The close up view of these documents supports the otherwise cursory assessment, that this building is one of the outstanding examples of modern architecture. In its stance, the creation of single volume that is occupied by suspended floors as well as rising floors slabs, that has every sinew of even its smallest element thoroughly honed, the Banco de Londres y América del Sud can be considered both as a singular phenomenon in which the aspirations and experience of a large number of designers and engineers could be realized as well as an exemplary case of a relatively independent language that set itself free from either the expected Neo-Classicism or the then new orthodoxy of rationalist Modernism.

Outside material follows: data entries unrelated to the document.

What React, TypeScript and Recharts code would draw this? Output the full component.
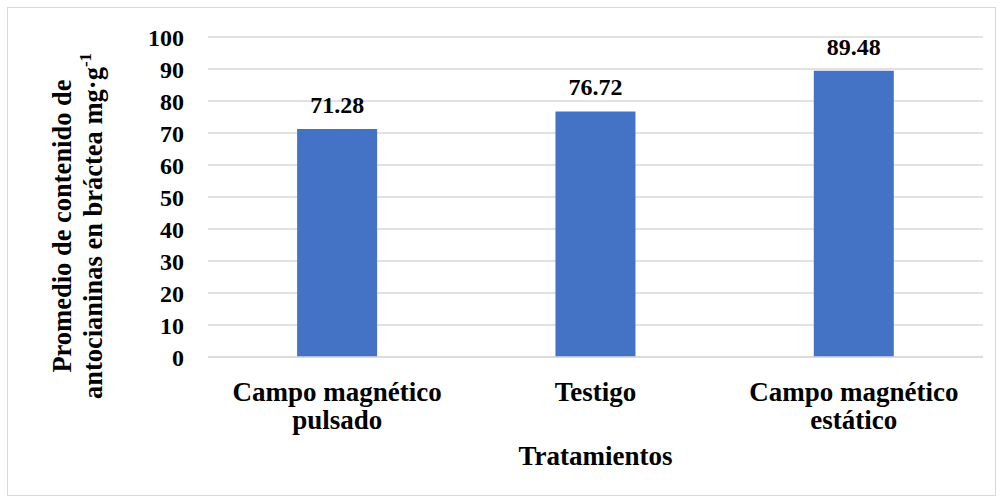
import { BarChart, Bar, XAxis, YAxis, CartesianGrid, LabelList } from "recharts";

// Antocianinas en bráctea por tratamiento

const categories = ["Campo magnético\npulsado", "Testigo", "Campo magnético\nestático"];
const values = [71.28, 76.72, 89.48];
const yTicks = [0, 10, 20, 30, 40, 50, 60, 70, 80, 90, 100];

const data = categories.map((name, i) => ({ name, value: values[i] }));

const FONT = "Liberation Serif, Times New Roman, serif";
const BLUE = "#4472C4";
const GRID = "#d9d9d9";

const txt = { fontFamily: FONT, fontWeight: 700, fill: "#000" };

type TickProps = { x?: number; y?: number; payload?: { value: string } };

function CategoryTick(props: TickProps) {
  const lines = String(props.payload?.value ?? "").split("\n");
  return (
    <text x={props.x} y={props.y} textAnchor="middle" style={{ ...txt, fontSize: 27 }}>
      {lines.map((ln, i) => (
        <tspan key={i} x={props.x} dy={i === 0 ? 36 : 28}>
          {ln}
        </tspan>
      ))}
    </text>
  );
}

function YTitle() {
  const cx = 77;
  const cy = 226;
  return (
    <text
      transform={`rotate(-90, ${cx}, ${cy})`}
      x={cx}
      y={cy}
      textAnchor="middle"
      style={{ ...txt, fontSize: 26.5 }}
    >
      <tspan x={cx} dy={-6}>
        Promedio de contenido de
      </tspan>
      <tspan x={cx} dy={31}>
        antocianinas en bráctea mg·g
        <tspan style={{ fontSize: 17 }} dy={-11}>
          -1
        </tspan>
      </tspan>
    </text>
  );
}

export default function App() {
  return (
    <div style={{ position: "absolute", left: 0, top: 0, width: 1003, height: 502, background: "#fff" }}>
      <div
        style={{
          position: "absolute",
          left: 7,
          top: 7,
          width: 987,
          height: 487,
          border: `1px solid ${GRID}`,
        }}
      />
      <BarChart
        width={1003}
        height={502}
        data={data}
        margin={{ top: 37, right: 20, bottom: 40, left: 138 }}
        barCategoryGap="34.5%"
        style={{ position: "absolute", left: 0, top: 0 }}
      >
        <CartesianGrid vertical={false} stroke={GRID} strokeWidth={1.5} />
        <XAxis
          dataKey="name"
          axisLine={{ stroke: GRID, strokeWidth: 1.5 }}
          tickLine={false}
          tick={<CategoryTick />}
          interval={0}
          height={105}
          label={{
            value: "Tratamientos",
            position: "insideBottom",
            offset: -3,
            style: { ...txt, fontSize: 27 },
          }}
        />
        <YAxis
          domain={[0, 100]}
          ticks={yTicks}
          interval={0}
          width={70}
          axisLine={false}
          tickLine={false}
          tickSize={0}
          tickMargin={24}
          tick={{ ...txt, fontSize: 24, style: { ...txt, fontSize: 24 } }}
          label={<YTitle />}
        />
        <Bar dataKey="value" fill={BLUE} isAnimationActive={false}>
          <LabelList
            dataKey="value"
            position="top"
            offset={16}
            formatter={(v: number) => v.toFixed(2)}
            style={{ ...txt, fontSize: 24 }}
          />
        </Bar>
      </BarChart>
    </div>
  );
}
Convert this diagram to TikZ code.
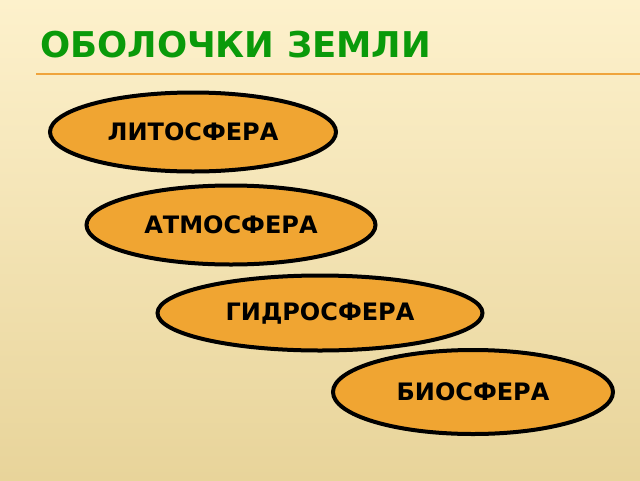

In this instance, the umbilical cord was to work in the other direction, feeding the homeland with inspiration. It was decades later that the figured components of the English High-Tech architects (Rogers, Foster et al) were to find their realization, including the ironic version by Stirling and Gowan. The Banco de Londres y América del Sud, like few other cases before it, had shown a direction for contemporary architecture to follow that would live the key principles of modern architecture – unity of purpose and form, constructional rationality and built veracity all in a liberated space/time continuum – while embodying the roots of the past and at the same time providing a vision of the future.